Sterling hit a 7-1/2-year high against a trade-weighted basket of currencies on Thursday as traders bet the Bank of England would raise interest rates early next year, while euro zone monetary policy remains ultra-loose. After Greece's parliament approved an austerity plan demanded by its creditors in the early hours of Thursday, investors shifted their focus away from the Greek drama and back towards the diverging policy outlook for the European Central Bank and its UK and US peers, sending the euro lower across the board.
That diverging outlook was crystalised this week, with Bank of England Governor Mark Carney saying a first rise in interest rates since the 2008 financial crash was "moving closer", and US Federal Reserve Chair Janet Yellen reiterating that a rate hike was on the cards this year. Carney, who also played down the impact of a strengthening pound on inflation, helped pull money-market pricing for a UK hike in to the first quarter of next year. Such a move had not previously been expected until May or later.

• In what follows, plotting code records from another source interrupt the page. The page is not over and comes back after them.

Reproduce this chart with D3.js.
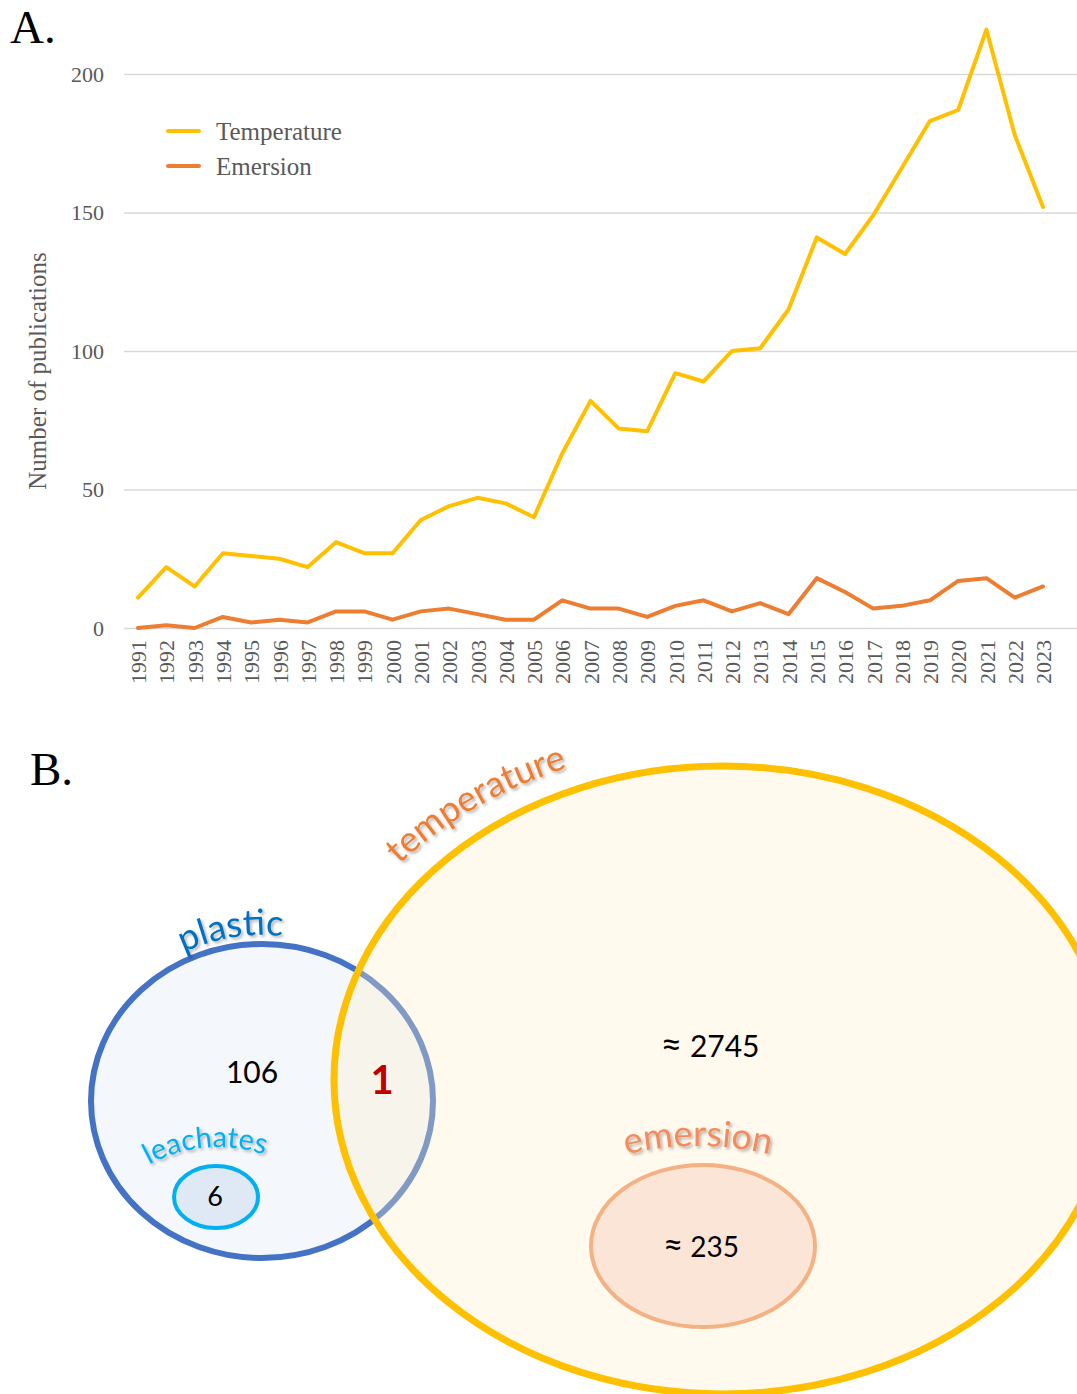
<!DOCTYPE html>
<meta charset="utf-8">
<head>
  <title>Publications and Venn</title>
</head>

<style>
body {
  margin: 0;
  background: #fff;
}
.axis text {
  font-family: "Liberation Serif", "Times New Roman", serif;
  fill: #595959;
}
.venn-num {
  font-family: Lato, "Open Sans", sans-serif;
}
</style>

<body>
  <div id="content"></div>

  <script src="https://cdnjs.cloudflare.com/ajax/libs/d3/7.8.5/d3.min.js"></script>

  <script>
var years = d3.range(1991, 2024);
var temperature = [11, 22, 15, 27, 26, 25, 22, 31, 27, 27, 39, 44, 47, 45, 40,
  63, 82, 72, 71, 92, 89, 100, 101, 115, 141, 135, 149, 166, 183, 187, 216, 178, 152];
var emersion = [0, 1, 0, 4, 2, 3, 2, 6, 6, 3, 6, 7, 5, 3, 3,
  10, 7, 7, 4, 8, 10, 6, 9, 5, 18, 13, 7, 8, 10, 17, 18, 11, 15];
var yTicks = [0, 50, 100, 150, 200];
var seriesNames = ['Temperature', 'Emersion'];
var seriesColors = ['#FFC000', '#ED7D31'];

// Venn panel
var vennSets = ['plastic', 'leachates', 'temperature', 'emersion'];
var vennCounts = ['106', '6', '2745', '235'];
var vennApprox = [false, false, true, true];
var vennOverlap = '1';

var width = 1077, height = 1394;

var svg = d3.select('#content').append('svg')
  .attr('width', width)
  .attr('height', height);

var defs = svg.append('defs');
var shadow = defs.append('filter').attr('id', 'shadow')
  .attr('x', '-20%').attr('y', '-40%').attr('width', '140%').attr('height', '180%');
shadow.append('feDropShadow')
  .attr('dx', 2).attr('dy', 2).attr('stdDeviation', 1.6)
  .attr('flood-color', '#000').attr('flood-opacity', 0.3);

// ---------- A. line chart ----------
var x = d3.scalePoint().domain(years).range([138, 1043]);
var y = d3.scaleLinear().domain([0, 200]).range([628, 74]);

svg.append('text')
  .attr('x', 10).attr('y', 43)
  .style('font-family', '"Liberation Serif", serif')
  .style('font-size', '47px')
  .text('A.');

var yAxis = svg.append('g')
  .attr('class', 'axis')
  .attr('transform', 'translate(124,0)')
  .call(d3.axisLeft(y).tickValues(yTicks).tickSize(-(width - 124)).tickPadding(20));
yAxis.select('.domain').remove();
yAxis.selectAll('line').attr('stroke', '#D9D9D9').attr('stroke-width', 1.5);
yAxis.selectAll('text').style('font-size', '22px');

var xAxis = svg.append('g')
  .attr('class', 'axis')
  .attr('transform', 'translate(0,628)')
  .call(d3.axisBottom(x).tickSize(0).tickFormat(d3.format('d')));
xAxis.select('.domain').remove();
xAxis.selectAll('text')
  .style('font-size', '22px')
  .attr('text-anchor', 'end')
  .attr('transform', 'rotate(-90)')
  .attr('x', -12)
  .attr('y', 0)
  .attr('dy', '0.35em');

svg.append('text')
  .attr('class', 'axis')
  .attr('transform', 'translate(37,371) rotate(-90)')
  .attr('text-anchor', 'middle')
  .attr('dy', '0.35em')
  .style('font-family', '"Liberation Serif", serif')
  .style('font-size', '25px')
  .style('fill', '#595959')
  .text('Number of publications');

var line = d3.line()
  .x(function(d, i) { return x(years[i]); })
  .y(function(d) { return y(d); });

[temperature, emersion].forEach(function(s, k) {
  svg.append('path')
    .datum(s)
    .attr('fill', 'none')
    .attr('stroke', seriesColors[k])
    .attr('stroke-width', 4)
    .attr('stroke-linejoin', 'round')
    .attr('stroke-linecap', 'round')
    .attr('d', line);
});

var legend = svg.append('g');
seriesNames.forEach(function(n, k) {
  var ly = 131 + k * 35;
  legend.append('line')
    .attr('x1', 168).attr('x2', 199)
    .attr('y1', ly).attr('y2', ly)
    .attr('stroke', seriesColors[k])
    .attr('stroke-width', 4)
    .attr('stroke-linecap', 'round');
  legend.append('text')
    .attr('x', 216).attr('y', ly)
    .attr('dy', '0.35em')
    .style('font-family', '"Liberation Serif", serif')
    .style('font-size', '25px')
    .style('fill', '#595959')
    .text(n);
});

// ---------- B. Venn diagram ----------
svg.append('text')
  .attr('x', 30).attr('y', 785)
  .style('font-family', '"Liberation Serif", serif')
  .style('font-size', '47px')
  .text('B.');

var venn = svg.append('g');

// plastic
venn.append('ellipse')
  .attr('cx', 262).attr('cy', 1101).attr('rx', 171).attr('ry', 157)
  .attr('fill', '#F4F7FC').attr('stroke', '#4472C4').attr('stroke-width', 6);

// leachates
venn.append('ellipse')
  .attr('cx', 216).attr('cy', 1197).attr('rx', 42).attr('ry', 31)
  .attr('fill', '#DEE9F5').attr('stroke', '#00B0F0').attr('stroke-width', 4);

// temperature
venn.append('ellipse')
  .attr('cx', 723).attr('cy', 1080).attr('rx', 389).attr('ry', 314)
  .attr('fill', 'rgba(255,240,200,0.32)').attr('stroke', '#FFC000').attr('stroke-width', 7);

// emersion
venn.append('ellipse')
  .attr('cx', 703).attr('cy', 1246).attr('rx', 112).attr('ry', 81)
  .attr('fill', '#FBE5D6').attr('stroke', '#F4B183').attr('stroke-width', 4);

// curved labels
function arcPath(cx, cy, rx, ry, a0, a1) {
  var pts = d3.range(0, 61).map(function(i) {
    var t = (a0 + (a1 - a0) * i / 60) * Math.PI / 180;
    return [cx + rx * Math.cos(t), cy - ry * Math.sin(t)];
  });
  return d3.line()(pts);
}

var labelArcs = [
  {name: vennSets[0], arc: [262, 1101, 175, 166, 130, 70], size: 36, color: '#0070C0'},
  {name: vennSets[1], arc: [218, 1290, 143, 143, 125, 65], size: 29, color: '#00B0F0'},
  {name: vennSets[2], arc: [723, 1080, 422, 336, 157, 97], size: 36, color: '#ED7D31'},
  {name: vennSets[3], arc: [698, 1456, 310, 310, 115, 65], size: 36, color: '#F38B5E'}
];

labelArcs.forEach(function(l, i) {
  defs.append('path')
    .attr('id', 'arc' + i)
    .attr('d', arcPath.apply(null, l.arc));
  venn.append('text')
    .style('font-family', 'Lato, "Open Sans", sans-serif')
    .style('font-size', l.size + 'px')
    .style('fill', l.color)
    .attr('filter', 'url(#shadow)')
    .append('textPath')
    .attr('href', '#arc' + i)
    .attr('startOffset', '50%')
    .attr('text-anchor', 'middle')
    .text(l.name);
});

var numPos = [[252, 1072, 30], [215, 1197, 27], [710, 1046, 30], [701, 1247, 28]];
vennCounts.forEach(function(c, i) {
  var t = venn.append('text')
    .attr('class', 'venn-num')
    .attr('x', numPos[i][0]).attr('y', numPos[i][1])
    .attr('dy', '0.35em')
    .attr('text-anchor', 'middle')
    .style('font-size', numPos[i][2] + 'px')
    .style('fill', '#000');
  if (vennApprox[i]) {
    t.append('tspan').style('font-size', '1.25em').text('≈');
    t.append('tspan').text(' ' + c);
  } else {
    t.text(c);
  }
});

venn.append('text')
  .attr('class', 'venn-num')
  .attr('x', 382).attr('y', 1080)
  .attr('dy', '0.35em')
  .attr('text-anchor', 'middle')
  .style('font-size', '40px')
  .style('font-weight', 'bold')
  .style('fill', '#C00000')
  .text(vennOverlap);
  </script>
</body>
</html>
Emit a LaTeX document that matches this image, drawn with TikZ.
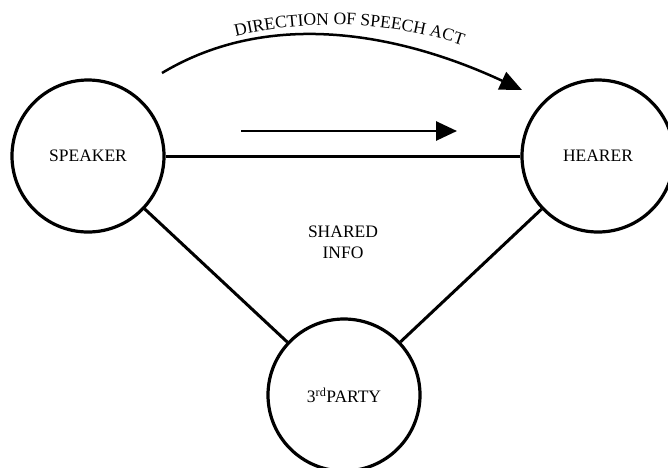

"Carney hasn't been particularly vocal when it comes to deciding on interest rates, whereas in this instance he has, so that was always going to give sterling a boost," said Angus Campbell, senior analyst at forex broker FxPro. "And when you consider the euro, it's still fundamentally quite a weak currency - that's going to shift sterling to the upside." The single currency traded at as low as 69.64 pence on Thursday, its weakest in over 7-1/2 years. That help the BoE's trade-weighted sterling index to reach 94.2, its strongest since March 2008.
Against the dollar, the pound was 0.3 percent down at $1.5599. Carney's comments earlier in the week followed an uncharacteristically hawkish message from BoE monetary policy committee (MPC) member David Miles, who said the idea the BoE had to wait for the Fed to raise rates was "daft". But some strategists reckon that whatever is said in public, the BoE will not risk tightening policy, and potentially stifling growth, before US rates have started to increase.
"If the market firms up expectations of a 2015 Fed lift-off, it can also bring forward expectations of the first UK MPC hike," wrote Societe Generale strategists in a research note. "MPC members are sending a clear message that the time for hikes is approaching and there's less in the UK rate curve than the US one."